WHAT THE TASK ASKS: In the listing that follows, count each line containing the string "chart" and report only the count.

--- BEGIN ---

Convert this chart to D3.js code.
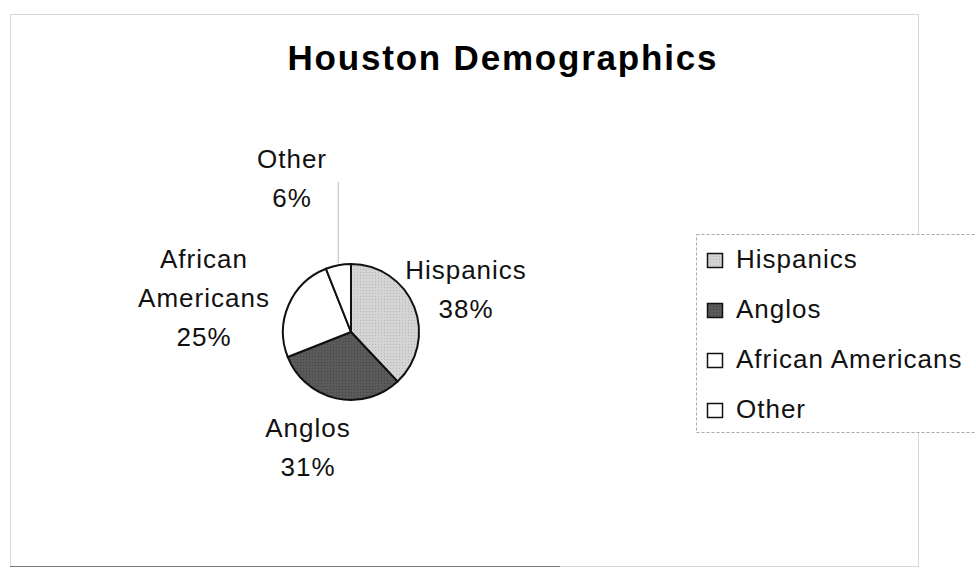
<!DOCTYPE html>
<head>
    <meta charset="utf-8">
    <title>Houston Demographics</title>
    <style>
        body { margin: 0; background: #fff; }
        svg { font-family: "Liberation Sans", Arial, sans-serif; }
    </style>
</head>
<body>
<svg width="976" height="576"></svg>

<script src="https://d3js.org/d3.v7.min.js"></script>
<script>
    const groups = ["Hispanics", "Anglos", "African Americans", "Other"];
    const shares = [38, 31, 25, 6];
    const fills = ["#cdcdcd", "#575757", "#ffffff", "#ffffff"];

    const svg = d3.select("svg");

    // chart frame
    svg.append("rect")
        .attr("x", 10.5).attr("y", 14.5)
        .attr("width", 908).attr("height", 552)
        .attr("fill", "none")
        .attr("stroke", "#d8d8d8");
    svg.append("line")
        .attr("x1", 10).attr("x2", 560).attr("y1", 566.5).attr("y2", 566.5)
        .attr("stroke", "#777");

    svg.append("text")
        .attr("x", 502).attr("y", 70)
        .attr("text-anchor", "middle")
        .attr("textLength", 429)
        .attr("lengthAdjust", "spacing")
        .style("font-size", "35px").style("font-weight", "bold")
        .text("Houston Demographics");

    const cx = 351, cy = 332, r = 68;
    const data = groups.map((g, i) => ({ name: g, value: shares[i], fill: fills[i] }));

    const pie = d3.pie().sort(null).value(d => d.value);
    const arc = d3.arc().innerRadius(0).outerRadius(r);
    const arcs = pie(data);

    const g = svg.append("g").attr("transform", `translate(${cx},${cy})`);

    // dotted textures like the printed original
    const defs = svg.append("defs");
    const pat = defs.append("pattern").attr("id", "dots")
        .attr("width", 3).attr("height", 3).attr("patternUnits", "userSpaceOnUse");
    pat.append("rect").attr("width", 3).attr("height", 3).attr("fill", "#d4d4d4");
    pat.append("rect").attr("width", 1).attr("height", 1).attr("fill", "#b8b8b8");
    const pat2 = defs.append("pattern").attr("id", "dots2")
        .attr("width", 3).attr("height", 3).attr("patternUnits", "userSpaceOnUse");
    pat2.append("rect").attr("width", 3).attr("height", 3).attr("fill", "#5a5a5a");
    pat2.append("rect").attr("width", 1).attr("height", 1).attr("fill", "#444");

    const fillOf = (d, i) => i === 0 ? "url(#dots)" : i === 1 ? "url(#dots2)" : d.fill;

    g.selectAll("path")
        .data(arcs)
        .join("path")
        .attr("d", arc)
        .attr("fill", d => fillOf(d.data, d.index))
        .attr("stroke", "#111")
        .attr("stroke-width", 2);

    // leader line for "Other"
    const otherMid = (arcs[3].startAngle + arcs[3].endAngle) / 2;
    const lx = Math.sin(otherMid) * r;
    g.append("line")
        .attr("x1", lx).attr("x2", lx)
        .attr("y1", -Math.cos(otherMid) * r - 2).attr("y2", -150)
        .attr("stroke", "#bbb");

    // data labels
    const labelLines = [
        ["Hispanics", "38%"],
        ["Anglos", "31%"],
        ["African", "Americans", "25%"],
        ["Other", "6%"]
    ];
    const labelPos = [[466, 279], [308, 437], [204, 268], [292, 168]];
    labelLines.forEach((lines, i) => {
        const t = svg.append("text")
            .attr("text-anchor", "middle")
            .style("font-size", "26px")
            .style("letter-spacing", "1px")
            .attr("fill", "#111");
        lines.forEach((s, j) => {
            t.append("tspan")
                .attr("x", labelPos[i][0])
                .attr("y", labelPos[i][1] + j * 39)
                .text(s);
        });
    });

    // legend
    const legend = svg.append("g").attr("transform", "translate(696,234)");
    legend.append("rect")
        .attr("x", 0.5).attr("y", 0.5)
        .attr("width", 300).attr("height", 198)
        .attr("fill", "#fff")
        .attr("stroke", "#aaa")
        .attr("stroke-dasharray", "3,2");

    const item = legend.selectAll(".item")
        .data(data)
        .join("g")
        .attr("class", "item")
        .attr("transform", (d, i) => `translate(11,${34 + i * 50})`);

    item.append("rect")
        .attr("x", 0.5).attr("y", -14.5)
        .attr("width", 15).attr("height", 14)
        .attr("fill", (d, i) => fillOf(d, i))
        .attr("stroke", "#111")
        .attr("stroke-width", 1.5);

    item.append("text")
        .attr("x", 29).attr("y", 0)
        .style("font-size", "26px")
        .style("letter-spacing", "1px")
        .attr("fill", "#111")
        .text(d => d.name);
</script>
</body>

--- END ---

WRITTEN ANSWER: 2